The humorous—and now somewhat dated—phrase square eyes denotes:
– eyes fancifully imagined as made square by habitual or excessive television viewing;
– a person characterised as watching too much television.
The image is of the eyes taking on the square shape of early television screens.
According to Norman Sedawie in TV Is Out To Capture You Too!, published in The Vancouver Daily Province (Vancouver, British Columbia, Canada) of Saturday 28th July 1951, the British-born Canadian and U.S. comedian Alan Young (Angus Young – 1919-2016) used a similar image, that of one large, square eye in the middle of the forehead:
A few generations in the future, people with one large, square eye in the middle of their foreheads and in possession of a very large natural resting area will be a common sight. These people will be owners of television sets.
Frightening as it may seem, this is the fate comedian Alan Young sees ahead for humanity.
The phrase square eyeballs occurs in Looking At TV Through Square Eyeballs, by Dick Bothwell, in a supplement on the coming of television to the Tampa Bay area, published in the St. Petersburg Times (St. Petersburg, Florida, U.S.A.) of Sunday 19th April 1953—and the Square Eyeball (in the singular and with capital initials) is a generic phrase designating the television set likened to an object of worship:
“The kids all have square eyeballs.”
That’s the impact of TV in a nutshell, as reported by a Floridian just back from a year in Boston where television is a social fact, like Christine and mothers-in-law.
Well, a large section of St. Petersburg’s burghers will have square eyeballs too, right shortly now.
If this supplement’s editors are to be trusted, the poor man’s theatre will be hitting the bay area like a ton of soap operas in just a few more weeks.
The impact on our social side will be tremendous. Canasta will suffer a near-fatal wallop. Children will learn to sit quietly until midnight, and parental discipline will be given the acid test supreme.
This I get from the same place I got those square eyeballs—a former Times reporter named Carl Schuck, recently returned for a vacation.
What happened to his family can happen to yours.
About a year ago, Schuck, Mrs. Schuck and their children, Dorothy 10, and Happy, 8, left Florida for Beantown and bumped squarely into the Marvel of the Age.
“I thought it was tripe at first,” confessed Schuck, a broken man. “Now, I’m watching it four to five evenings a week.”
Like a barnacle, TV grows upon you. “Everybody’s got a set,” Schuck told me. “Why not? A 17-inch screen for $179.50—two years to pay—nothing down!”
Yep, the family’s back in the home.
“The kids play outside a little,” reported my, agent. “A LITTLE, that is. Play outside half-an-hour, ZIP! Back in to see a program. Been watching it four years some of them, and they’re still that way. Who says people lose interest in TV?”
[…]
St. Petersburg loves TV too, from all indications. In my neighborhood, antennae has been sprouting like crab grass the last month or two.

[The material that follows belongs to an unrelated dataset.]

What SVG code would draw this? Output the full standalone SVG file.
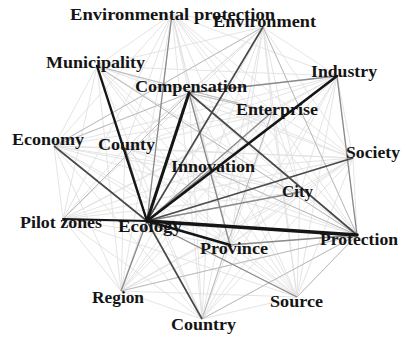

There’s a new look in living rooms. No more the conversational group of chairs and couch. All furniture faces the Square Eyeball, enshrined in the best spot available. (Incense may be burned on top of the set for added class.)
Illustration from Looking At TV Through Square Eyeballs, published in the St. Petersburg Times (St. Petersburg, Florida, U.S.A.) of Sunday 19th April 1953:
The earliest occurrence of the phrase square eyes that I have found is from the column TV And Radio, by Kendall McDonald, published in the Liverpool Echo (Liverpool, Lancashire, England) of Monday 7th March 1955:
Inventors’ Club comes back to television on April 7. […]
[…]
The Inventors’ Club may feature in a link-up between the B.B.C. and British Industries Fair in May. The B.I.F. is offering three prizes—£500, £50, £30—for the best inventions from the Commonwealth (including Britain), and it is hoped to televise from the B.I.F. the prize-winning entries as a sort of extra Inventors’ Club.
By the way—if anyone knows of an invention to cure square eyes due to television watching . . .
The jocular adjective square-eyed means affected by, or given to, excessive viewing of television.
The earliest occurrence of the adjective square-eyed that I have found is from one of the unconnected paragraphs making up the column About Town, published in the Milford Dispatch and Pike County Press (Milford, Pennsylvania, U.S.A.) of Thursday 5th March 1953:
One of the Square-eyed Set
Pierce family has a new television set.